The Best Way To Align Leaders: Disagree, Debate, Repeat

The Best Way To Align Leaders: Disagree, Debate, Repeat 480 360 C-Suite Network

By David Michels

When Uber announced in mid-June that it would organize a 14-person governing body to run the company while its CEO had a time-out, critics immediately pounced on the idea. How on earth could you run a fast-charging tech company with such an unwieldy group? How would all those leaders align?

The critics may turn out to be right about running a company with so many cooks in the kitchen. But they are wrong about leadership alignment. Leadership alignment is a popular topic in management these days: An aligned leadership team — the conventional wisdom holds — transmits a clear message of where the organization is heading and unlocks productivity by getting everyone rowing in the same direction. These assumptions, however, belie common myths about what leadership alignment looks like and how it can help an organization be more successful.

Myth #1: Alignment means everyone agrees with each other. Doesn’t it feel better when everyone agrees and just gets along? Sure, it does, but it doesn’t mean you’ve gotten to the best answer, and it certainly doesn’t mean you are really aligned.

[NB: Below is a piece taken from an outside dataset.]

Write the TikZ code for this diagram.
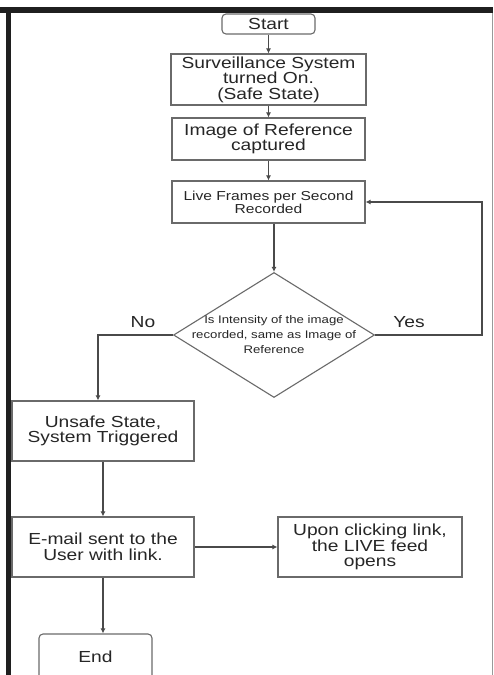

I was working recently with a senior team that wanted to raise the level of “alignment” in the global executive committee, because they thought that would make the top team more effective. I observed the first meeting, which went quite smoothly. Afterward, one of the members asked me — with an unmistakable note of pride — how I thought the meeting had gone. “So Dave, what do you think now,” he asked. “Are we an aligned leadership team?” My answer disappointed him. “I have no idea,” I responded. “I didn’t observe any kind of debate with differing opinions or learn anything about how you would resolve differences. All I observed were pleasantries handed around the table — I have no idea what’s lurking underneath the table.”